豊田)私は「コミュニティ避難計画モデル」を提案しました。このモデルは先ほど問題視した社会関係資本の醸成を前提としておらず、PDCA(Plan-Do-Check-Act)サイクルを援用した「コミュニティ避難システム」の「構築」、「(事前)評価(アセスメント)」、そして「補完」という三段階から構成されています。そして、将来予測される都市と共通の特徴をもっているという共通性、防災まちづくりの効果を測定しやすいという優位性から、本モデルを検証するための対象地域として、地震リスクが存在する地区を設定しました。

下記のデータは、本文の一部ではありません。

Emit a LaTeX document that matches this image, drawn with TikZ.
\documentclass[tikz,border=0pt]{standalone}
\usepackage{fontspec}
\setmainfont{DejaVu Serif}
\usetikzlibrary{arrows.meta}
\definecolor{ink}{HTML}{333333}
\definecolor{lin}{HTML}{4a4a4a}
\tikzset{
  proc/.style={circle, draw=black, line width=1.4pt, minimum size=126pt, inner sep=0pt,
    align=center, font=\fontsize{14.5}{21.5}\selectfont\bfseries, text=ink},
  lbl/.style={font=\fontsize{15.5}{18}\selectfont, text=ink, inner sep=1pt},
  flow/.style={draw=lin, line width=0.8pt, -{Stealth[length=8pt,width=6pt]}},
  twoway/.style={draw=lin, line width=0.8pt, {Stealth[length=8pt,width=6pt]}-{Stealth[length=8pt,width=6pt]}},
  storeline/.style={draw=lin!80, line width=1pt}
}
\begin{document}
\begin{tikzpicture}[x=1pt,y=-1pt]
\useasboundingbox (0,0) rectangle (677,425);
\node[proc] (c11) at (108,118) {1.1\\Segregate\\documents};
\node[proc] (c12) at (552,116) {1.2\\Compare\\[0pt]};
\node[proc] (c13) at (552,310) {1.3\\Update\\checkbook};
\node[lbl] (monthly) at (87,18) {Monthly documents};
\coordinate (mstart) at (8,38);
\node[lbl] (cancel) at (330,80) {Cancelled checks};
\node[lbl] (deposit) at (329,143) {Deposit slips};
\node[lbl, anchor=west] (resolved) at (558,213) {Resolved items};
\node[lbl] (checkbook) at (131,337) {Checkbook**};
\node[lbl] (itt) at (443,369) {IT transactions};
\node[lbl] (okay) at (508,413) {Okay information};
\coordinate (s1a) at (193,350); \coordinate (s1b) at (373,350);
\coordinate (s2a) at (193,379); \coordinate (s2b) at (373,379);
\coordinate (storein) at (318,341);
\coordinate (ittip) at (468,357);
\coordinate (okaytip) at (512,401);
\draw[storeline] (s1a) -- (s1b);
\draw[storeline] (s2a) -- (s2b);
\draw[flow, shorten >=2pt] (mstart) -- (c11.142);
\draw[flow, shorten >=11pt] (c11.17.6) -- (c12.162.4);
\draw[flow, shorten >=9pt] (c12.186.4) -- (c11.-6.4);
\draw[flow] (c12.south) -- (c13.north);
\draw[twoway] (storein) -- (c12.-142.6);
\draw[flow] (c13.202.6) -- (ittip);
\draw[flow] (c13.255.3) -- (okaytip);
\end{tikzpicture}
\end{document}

まず「コミュニティ避難計画モデル」の第一段階に基づき住民参加型防災(避難)マップづくり、および作成したマップの不参加住民への配布によって、「コミュニティ避難システム」の構築と有効範囲の拡大を検証しました。ここでは「コミュニティ避難システム」の構築を確認するとともに、避難場所に集まり安否確認や救出・救護活動、消火活動などの支援という「コミュニティ避難システム」が有効に作動できるような情報に関する認知の、不参加者への拡大を一定程度は達成できることを示しました。そして、「コミュニティ避難計画モデル」の第二段階「システム評価」と第三段階「システム補完」の検討を行いました。「コミュニティ避難システム」の評価手法として、コミュニティ避難システムの再現性と安全性、そして失敗を含む学習モデルから、ゲーミング・シミュレーションが評価手法として有効なことを理論的に論じ、開発した「避難シミュレーション訓練」を当該地区において実施し、各町内の住民名簿作成および避難場所の追加というリスク対策の決定と実施(リスク・マネジメント)を行える(踏み切る事ができる)ことを示すことに成功しました。

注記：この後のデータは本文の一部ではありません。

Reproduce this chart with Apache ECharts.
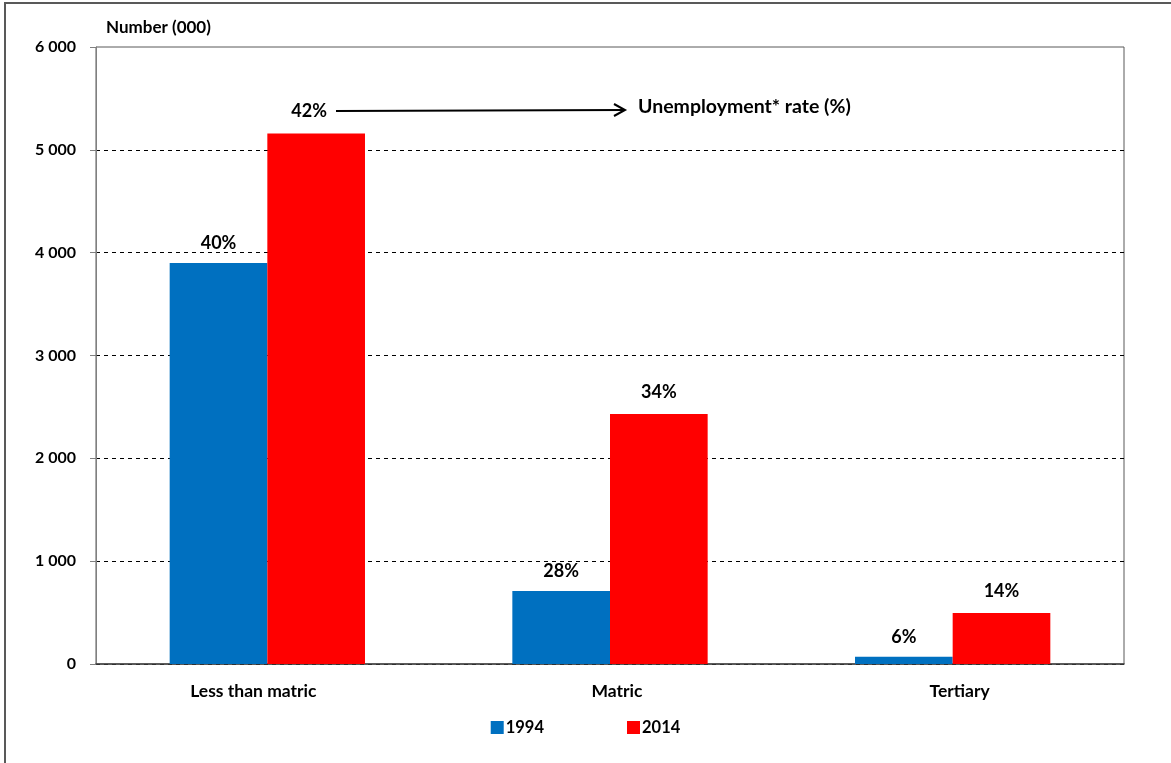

聞き手)コミュニティの避難モデルを作成することが重要であることが分かりました。

豊田)このようにこの研究は、都市中心部において社会関係資本が希薄な新住民が増加し、避難時共助(住民間の助け合い)の発現機会の低下という脆弱性の増大期に入りつつある日本において、避難時共助の発現機会を増加させ、震災後避難時における生存確率を向上することが期待できる介入可能な行動体系によって構成される「コミュニティ避難計画モデル」を設計し、その有効性を明らかにしました。
この研究では地域住民のみを対象にしているため、今後は「コミュニティ避難計画モデル」を進化させて、行政やNGO、大学など多主体による防災まちづくりを促進するための方策を検討していきたいと考えています。